Soren comment on Graphic Scaling

Quote:
pretty much every art asset has a scale value in xml that can be modded to whatever you like... units, buildings, trees, resources, improvements, etc...
So I know about my first modification, if I get this game sometime.
 
does that me size scale? Like: make the units a little smaller or the cities a little bigger?
 
That's exactly what it means and I see a mod that I'm going to make right away also. No more "Land of the Giants".
 
sweet :D

I wonder if a mod could be made to, as units will be smaller (and and so more individual figures can be fit in a tile) if the soldire-hit points can have two, or even three soldires representing one hit point; making battles look far more epic then just a few guys whacking each other with swords
 
Grohan said:
I am just wondering that how easy xml is to mod? Is it like html?

Here area a few short points about it...
http://www.w3.org/XML/1999/XML-in-10-points

I gotta tell ya, XML looks pretty cool. I think I should start learning some of it. :)
I'm currently looking through here. Some more good stuff can be found there.
 
So now we can shrink the historical units but still have Giant Death Robots near the end of the game, AWESOME!

j/k ...but this is very good news :)
 
So, you have any idea how hard it'll be to find those units with a good zoomed-out view? If you shrink those units to normal size you'll have to play the game on max zoom forever. Good luck...
 
So, you have any idea how hard it'll be to find those units with a good zoomed-out view? If you shrink those units to normal size you'll have to play the game on max zoom forever. Good luck...

And i wish you good luck with thinking a little before you wish good luck :crazyeye:

1. Notice that the flags aren't a part of the units, and therefore could be used to show positions, even if the unit graphics are small.
2. At larger zooms; the units are not visible even in current scale, they use "icon with arrow" mode that shows where units are in that mode.
3. if they add an ingame scale preference, I'm sure they would make it playable.
4. If not; Warpstorm and the other excellent modders would for sure fix any simple view problems with small figure scale.
 
I am just wondering that how easy xml is to mod? Is it like html?

It's even simpler, it's just a kind of storage language.
example :

[world]
[europe]
[sweden]
[size]9[/size]
[/sweden]
[/europe]
[/world]

And that size of sweden there could might as well be the scale of the units to change, like many of us would like ;)
 
vbraun said:
Super trees? Sweet :cool:


:lol: :lol: :lol: :lol:

sounds liek intead of making the units smaller, your going to make everythign else bigger :lol:
 
..pretty much every art asset has a scale value in xml that can be modded to whatever you like... units, buildings, trees, resources, improvements, etc...

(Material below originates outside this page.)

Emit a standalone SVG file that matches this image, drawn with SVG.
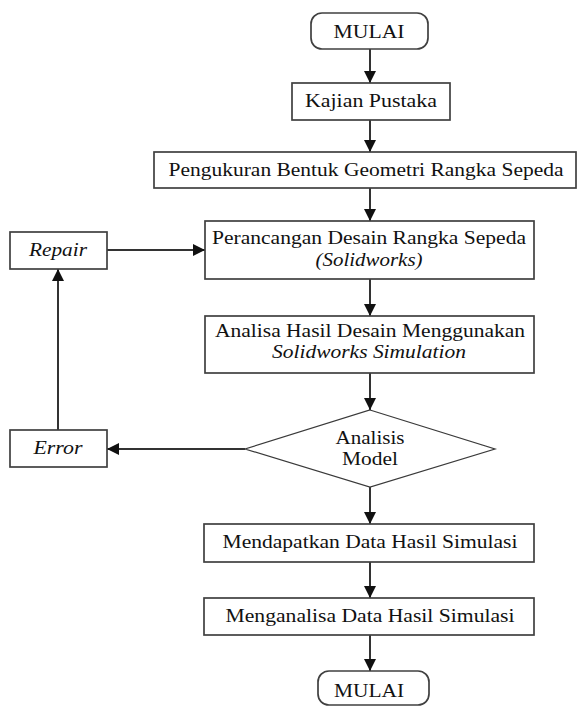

May we assume that initial “scale values” are set when the game product is installed and customized for a particular graphics environment?
Are all similarly classed assets to scale with respect to each other?
Will there be an initialization “exit” that will allow a “user” to gain control to mod XML values?

q
 
Notice he said "buildings and improvements".

Seems to me that means you can make each individual building in a city any size you like.

Infact, I think some wonders are built outside the city, correct? You could make the Pryamids really big.


Just in case people don't see one of the big possibilities in this, I just want to say that if you scaled everything down to say 1/10 or 1/20th of their original size, the land itself (the world) will be/seem to be 20 x larger.

Which is why I said, if you zoom in and tilt the screen, it will feel like you are in a very large world - like world of warcraft.
 
Grohan said:
I am just wondering that how easy xml is to mod? Is it like html?

It's exactly like HTML, only you make the tags what you want it to mean (and toss in a little database on the side like tables). Here's HTML and XML in action. Suppose you made a mod where you had different types of currency...

Code:
<table>
	<tr>
		<td>I'm a cell!</td>
		<td>I'm another cell!</td>
			<table>
				<tr>
					<td>I'm a nested cell!</td>
					<td>I'm another nested cell!</td>
				</tr>
			</table>
	</tr>
</table>


<currency>
	<Berries>
		<Player1Amount>100</Player1Amount>
		<Player2Amount>100</Player2Amount>
			<loan>
				<Player1>
					<LoansTo>Player2</LoansTo>
					<Amount>50</Amount>
				</Player1>
			</loan>
	</Berries>
</currency>

If you ever looked at a Civ2 rules.txt file, you'll see that it's a bunch of data (with a bunch of comments, too) that's pretty much read sequentially by the program. The downside is, it's not easy to tell what the 8th 0 is supposed to do in a line of 20. XML tells you want the data is. It may look more cumbersome, but it's actually like a user friendly idea that came too late for DOS. ;) (granted, you already had similar things in word processors. vbulliten's tags for example, would have worked quite well with WordPerfect).